Does the pattern of amphetamine use prior to incarceration predict later psychosis? A longitudinal study of amphetamine users in the Swedish criminal justice system
Eline Borger Rognli, Anders Håkansson, Jonas Berge, Jørgen G. Bramness
Drug & Alcohol Dependence
August 9, 2014
The aim of this longitudinal study was to investigate the relationship between self-reported amphetamine use prior to inclusion in the criminal justice system and hospitalization due to psychosis in the years following release.
All the information was extracted from existing databases. Amphetamine-using clients in the criminal justice system in Sweden were identified using the European version of the addiction severity index (Europ-ASI) interview. Between 2001 and 2006, a total of 1709 individuals were identified. A follow-up of the subjects, using national registry data, was conducted in 2010. The outcome measure was hospitalization for primary or substance-induced psychotic episodes during the follow-up period. Data was analyzed in a multivariate logistic regression model.

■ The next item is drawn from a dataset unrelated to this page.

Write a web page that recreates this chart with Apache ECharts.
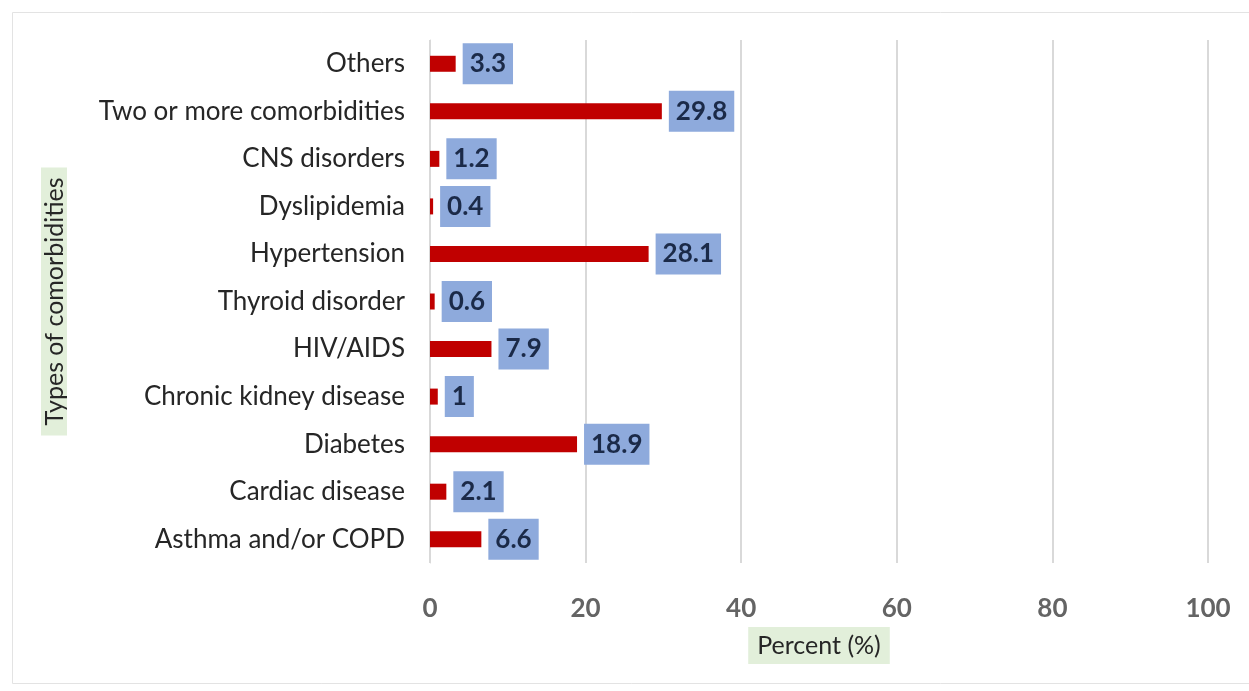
<!DOCTYPE html>
<html>
<head>
<meta charset="utf-8">
<script src="https://cdn.jsdelivr.net/npm/echarts@6/dist/echarts.min.js"></script>
<style>
  html, body { margin: 0; padding: 0; background: #ffffff; }
  #chart { width: 1249px; height: 691px; }
</style>
</head>
<body>
<div id="chart"></div>
<script>
// Comorbidity types, listed bottom to top
const categories = [
  'Asthma and/or COPD',
  'Cardiac disease',
  'Diabetes',
  'Chronic kidney disease',
  'HIV/AIDS',
  'Thyroid disorder',
  'Hypertension',
  'Dyslipidemia',
  'CNS disorders',
  'Two or more comorbidities',
  'Others'
];
// Share of patients with each comorbidity (%)
const percentValues = [6.6, 2.1, 18.9, 1, 7.9, 0.6, 28.1, 0.4, 1.2, 29.8, 3.3];
const xTicks = [0, 20, 40, 60, 80, 100];

const FONT = '"Lato", "Liberation Sans", sans-serif';

const chart = echarts.init(document.getElementById('chart'), null, { renderer: 'canvas' });

chart.setOption({
  backgroundColor: '#ffffff',
  animation: false,
  graphic: [{
    type: 'rect',
    shape: { x: 12.5, y: 12.5, width: 1260, height: 671 },
    style: { fill: 'none', stroke: '#e3e3e3', lineWidth: 1 },
    silent: true,
    z: -10
  }],
  grid: { left: 430, right: 41, top: 40, bottom: 128, containLabel: false },
  xAxis: {
    type: 'value',
    min: xTicks[0],
    max: xTicks[xTicks.length - 1],
    interval: xTicks[1] - xTicks[0],
    name: 'Percent (%)',
    nameLocation: 'middle',
    nameGap: 64,
    nameTextStyle: {
      fontFamily: FONT, fontSize: 25, color: '#262626',
      backgroundColor: '#e2efda', padding: [6, 9, 6, 9]
    },
    axisLine: { show: false },
    axisTick: { show: false },
    axisLabel: { fontFamily: FONT, fontSize: 26, fontWeight: 'bold', color: '#646464', margin: 33 },
    splitLine: { show: true, lineStyle: { color: '#d9d9d9', width: 2 } }
  },
  yAxis: {
    type: 'category',
    data: categories,
    name: 'Types of comorbidities',
    nameLocation: 'middle',
    nameRotate: 90,
    nameGap: 363,
    nameTextStyle: {
      fontFamily: FONT, fontSize: 25, color: '#262626',
      backgroundColor: '#e2efda', padding: [1, 10, 0, 10]
    },
    axisLine: { show: true, lineStyle: { color: '#d9d9d9', width: 1 } },
    axisTick: { show: false },
    axisLabel: { fontFamily: FONT, fontSize: 26, color: '#262626', margin: 25 }
  },
  series: [{
    type: 'bar',
    data: percentValues,
    barWidth: 16,
    itemStyle: { color: '#c00000' },
    label: {
      show: true,
      position: 'right',
      distance: 7,
      fontFamily: FONT,
      fontSize: 26,
      fontWeight: 'bold',
      color: '#1b2a48',
      backgroundColor: '#8eaadc',
      padding: [8, 7, 7, 7]
    }
  }]
});
</script>
</body>
</html>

Age of onset of amphetamine use, number of years used, and use in the month prior to baseline interview were all unrelated to risk of future hospitalization due to psychosis. Prior psychiatric hospitalization and experience of hallucinations not related to drug use, as well as being born outside of a Nordic country and being homeless, were all positively linked to hospitalization due to psychosis.
This study demonstrates that, in a cohort of amphetamine users within the criminal justice system, prior psychiatric morbidity and demographic risk factors are more important than baseline patterns of amphetamine use in predicting future risk of hospitalization due to psychosis.